Correspondence released under Freedom of Information to the Architects’ Journal shows that Richard Rogers and Terry Farrell – both advisors to former mayors – wrote to Khan in the wake of his election victory in May, as did RIBA president Jane Duncan.
Rogers –a Labour peer and former advisor to mayor Ken Livingstone as well as a founding partner of Rogers Stirk Harbour + Partners – wrote with congratulations on the election result saying it was ‘fantastic’ that London had a mayor ‘committed to tackling the housing crisis’ and other significant issues.
Rogers added: ‘As you probably know, I advised Ken Livingstone as his chief advisor on architecture and urbanism, and also worked for Boris Johnson briefly. More recently, I have been working with Andrew Adonis and Tessa Jowell on how we might tackle some of London’s big problems. I would be very happy to come in and discuss these issues, and to offer any help I can.’
The architect also mentioned that he had been looking at an ‘alternative strategy’ for HS2’s London interchange.
A reply sent to Rogers the following month by a GLA officer on Khan’s behalf thanked him for his ‘early engagement’ but said the mayor was still in the process of assembling his team and suggested a forthcoming meeting with a deputy mayor.
In his letter, Terry Farrell also congratulated the new mayor before asking him about his intentions towards the mayor’s existing design advisory panel which Farrell is part of.
Farrell complained that the panel had ‘not had the level of input from the former mayor we were hoping for’.
He added: ‘I have a long experience in this area, having advised a number of Labour ministers and peers including Yvette Cooper, Caroline Flint, Andrew Adonis and Bob Kerslake.’

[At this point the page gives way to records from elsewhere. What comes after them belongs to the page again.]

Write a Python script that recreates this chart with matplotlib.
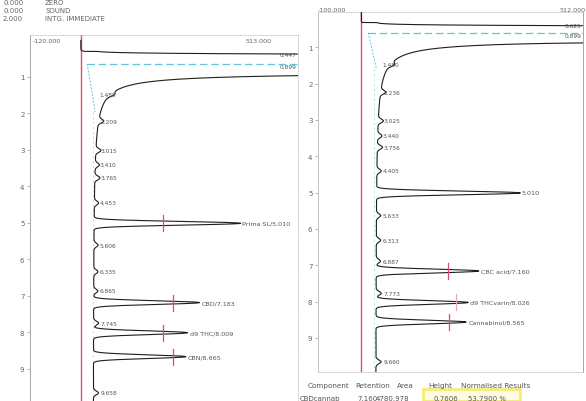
import numpy as np
import matplotlib.pyplot as plt
from matplotlib.patches import Rectangle

W, H = 586, 402

# ---- method header (top left)
header_vals = ['0.000', '0.000', '2.000']
header_cmds = ['ZERO', 'SOUND', 'INTG. IMMEDIATE']

# ---- left run (time in min, signal in mV)
left_minor_t = [1.485, 2.209, 3.015, 3.410, 3.765, 4.453, 5.606, 6.335, 6.865, 7.745, 9.658]
left_minor_h = [10, 12, 12, 10, 12, 10, 10, 10, 10, 12, 12]
left_major_t = [5.010, 7.183, 8.009, 8.665]
left_major_h = [346, 250, 222, 218]
left_major_names = ['Prima SL', 'CBD', 'd9 THC', 'CBN']
left_mark_x = [195, 217, 195, 217]
left_solvent_labels = ['0.447', '0.899']
left_solvent = {'t': 0.60, 'sigma': 0.07, 'tail_t0': 0.84, 'tail_c': 21, 'base': 29}
left_cyan_t = [0.64, 1.96]
left_cyan_x = [15, 34]
left_range = (-120, 513)

# ---- right run
right_minor_t = [1.480, 2.236, 3.025, 3.440, 3.756, 4.405, 5.633, 6.313, 6.887, 7.773, 9.660]
right_minor_h = [10, 12, 12, 10, 12, 10, 10, 10, 10, 12, 12]
right_major_t = [5.010, 7.160, 8.026, 8.565]
right_major_h = [332, 237, 213, 208]
right_major_names = ['', 'CBC acid', 'd9 THCvarin', 'Cannabinol']
right_mark_x = [None, 200, 219, 203]
right_solvent_labels = ['0.625', '0.899']
right_solvent = {'t': 0.62, 'sigma': 0.065, 'tail_t0': 0.75, 'tail_c': 21, 'base': 33}
right_cyan_t = [0.60, 1.60]
right_cyan_x = [16, 35]
right_range = (-100, 512)

# ---- results table
table_cols = ['Component', 'Retention', 'Area', 'Height', 'Normalised Results']
table_row = ['CBDcannab', '7.160', '4780.978', '0.7606', '53.7900 %']

RED = '#e8486a'

fig = plt.figure(figsize=(W / 100, H / 100), dpi=100)
fig.patch.set_facecolor('white')


def px_axes(x0, y0, x1, y1):
    return fig.add_axes([x0 / W, 1 - y1 / H, (x1 - x0) / W, (y1 - y0) / H])


def trace(t, solvent, minor_t, minor_h, major_t, major_h):
    base = np.where(t < solvent['t'] - 0.3, 0, solvent['base'])
    sig = base + 1e5 * np.exp(-0.5 * ((t - solvent['t']) / solvent['sigma']) ** 2)
    # tailing of the solvent front, stays off scale until it comes back
    dt = np.clip(t - solvent['tail_t0'], 1e-3, None)
    sig = sig + np.where(t > solvent['t'], solvent['tail_c'] / dt ** 1.5, 0)
    for tm, hm in zip(minor_t, minor_h):
        sig = sig + hm * np.exp(-0.5 * ((t - tm) / 0.05) ** 2)
    for tm, hm in zip(major_t, major_h):
        sig = sig + hm * np.exp(-0.5 * ((t - tm) / 0.05) ** 2)
    return sig


def draw_run(ax, tlim, xr, solvent, minor_t, minor_h, major_t, major_h, names,
             mark_x, solvent_labels, cyan_t, cyan_x, mark_colors):
    t = np.linspace(0, 10, 6000)
    sig = trace(t, solvent, minor_t, minor_h, major_t, major_h)
    ax.set_xlim(*xr)
    ax.set_ylim(*tlim)
    ax.axvline(0, color=RED, lw=1.0, zorder=1)
    # integration marks
    ax.plot(cyan_x, cyan_t, color='#5fc6dc', lw=0.7, ls=(0, (2, 1.5)), zorder=2)
    ax.plot([cyan_x[0], xr[1]], [cyan_t[0], cyan_t[0]], color='#5fc6dc', lw=0.9,
            ls=(0, (6, 3)), zorder=2)
    ax.plot([cyan_x[1] - 6, cyan_x[1] - 6], [cyan_t[1], tlim[0]], color='#8fd6e6',
            lw=0.5, ls=(0, (3, 4)), zorder=2)
    ax.plot(sig, t, color='#1e1e1e', lw=0.8, zorder=3)
    base = solvent['base']
    for tm, hm in zip(minor_t, minor_h):
        ax.text(base + hm + 6, tm, f'{tm:.3f}', fontsize=4.2, color='#555',
                va='center', ha='left')
    for tm, hm, nm, mx, mc in zip(major_t, major_h, names, mark_x, mark_colors):
        lab = f'{nm}/{tm:.3f}' if nm else f'{tm:.3f}'
        ax.text(base + hm + 6, tm, lab, fontsize=4.6, color='#555',
                va='center', ha='left')
        if mx is not None:
            ax.plot([mx, mx], [tm - 0.22, tm + 0.22], color=mc, lw=0.9, zorder=4)
    ax.text(0.995, solvent['t'] - 0.22, solvent_labels[0], transform=ax.get_yaxis_transform(),
            fontsize=4.2, color='#555', ha='right', va='center')
    ax.text(0.995, cyan_t[0] + 0.07, solvent_labels[1], transform=ax.get_yaxis_transform(),
            fontsize=4.2, color='#555', ha='right', va='center')
    ax.set_xticks([])
    ax.set_yticks(range(1, 10))
    ax.tick_params(axis='y', length=2.5, width=0.5, color='#999', labelsize=5,
                   labelcolor='#666', pad=1.5)
    for s in ax.spines.values():
        s.set_color('#bbb')
        s.set_linewidth(0.6)


# left chromatogram
axl = px_axes(30, 36, 298, 402)
draw_run(axl, (9.88, -0.15), left_range, left_solvent, left_minor_t, left_minor_h,
         left_major_t, left_major_h, left_major_names, left_mark_x, left_solvent_labels,
         left_cyan_t, left_cyan_x, [RED] * 4)
axl.spines['top'].set_linestyle((0, (1, 2)))
axl.spines['right'].set_linestyle((0, (1, 2)))
axl.spines['bottom'].set_visible(False)
axl.spines['left'].set_color('#999')
axl.text(0.01, 0.985, f'{left_range[0]:.3f}', transform=axl.transAxes, fontsize=4.6,
         color='#666', va='center', ha='left')
axl.text(0.90, 0.985, f'{left_range[1]:.3f}', transform=axl.transAxes, fontsize=4.6,
         color='#666', va='center', ha='right')

# right chromatogram
axr = px_axes(318, 13, 583, 373)
draw_run(axr, (9.94, 0.03), right_range, right_solvent, right_minor_t, right_minor_h,
         right_major_t, right_major_h, right_major_names, right_mark_x, right_solvent_labels,
         right_cyan_t, right_cyan_x, [RED, RED, '#eaa2bc', RED])
axr.spines['top'].set_linestyle((0, (1, 2)))
axr.spines['bottom'].set_linestyle((0, (1, 2)))
axr.spines['right'].set_color('#999')
axr.text(0.0, 1.0, f'{right_range[0]:.3f}', transform=axr.transAxes, fontsize=4.6,
         color='#666', va='bottom', ha='left')
axr.text(1.01, 1.0, f'{right_range[1]:.3f}', transform=axr.transAxes, fontsize=4.6,
         color='#666', va='bottom', ha='right')

# method header
for i, (v, c) in enumerate(zip(header_vals, header_cmds)):
    fig.text(3 / W, 1 - (3 + 8 * i) / H, v, fontsize=5, color='#666', va='center')
    fig.text(45 / W, 1 - (3 + 8 * i) / H, c, fontsize=5, color='#666', va='center')

# results table
col_x = [308, 355, 397, 428, 461]
row_x = [300, 357, 376, 433, 468]
for x, s in zip(col_x, table_cols):
    fig.text(x / W, 1 - 386 / H, s, fontsize=5.2, color='#555', va='center')
fig.patches.append(Rectangle((423 / W, 0), 97 / W, 12 / H, transform=fig.transFigure,
                             facecolor='#fdfbe6', edgecolor='#f2ee74', lw=2, zorder=0))
for x, s in zip(row_x, table_row):
    fig.text(x / W, 1 - 399 / H, s, fontsize=5, color='#555', va='center')

fig.savefig('out.png', dpi=100, facecolor='white')
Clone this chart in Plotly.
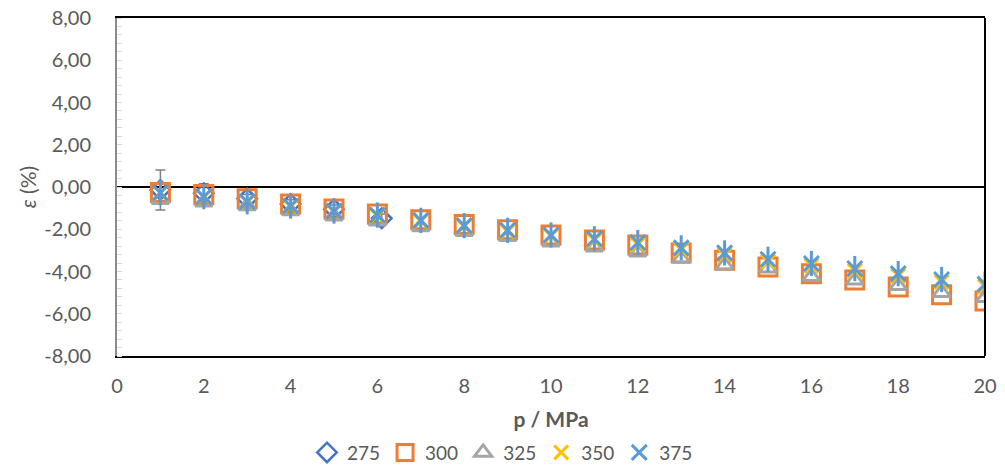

Prior to his meeting request, Farrell also cited Farrells’ work on a number of London projects including Old Oak Common, a wide-ranging proposal for low level bridges across the Thames which he said could facilitate up to 40,000 new homes and examining the proposed HS2 interchange at Euston.
In a response sent to Farrell by another GLA official, the architect was told that the mayor was ‘extremely grateful’ for the invitation to meet but too busy in the coming months. Instead, it was suggested that Farrell meet with deputy mayor for housing James Murray.
Jane Duncan wrote to offer the support of her and the RIBA in tackling major issues such as school design and the housing crisis. She also asked whether the mayor would like to attend a celebration on July 1st of the RIBA’s National Schools Programme.
Duncan received a reply from Khan himself which thanked her for the letter and added that he was ‘honoured and humbled’ by his victory. However, it said that his diary was ‘already committed’ on the day of the RIBA event and wished her ‘every success’ with it. Murray subsequently attended on the mayor’s behalf.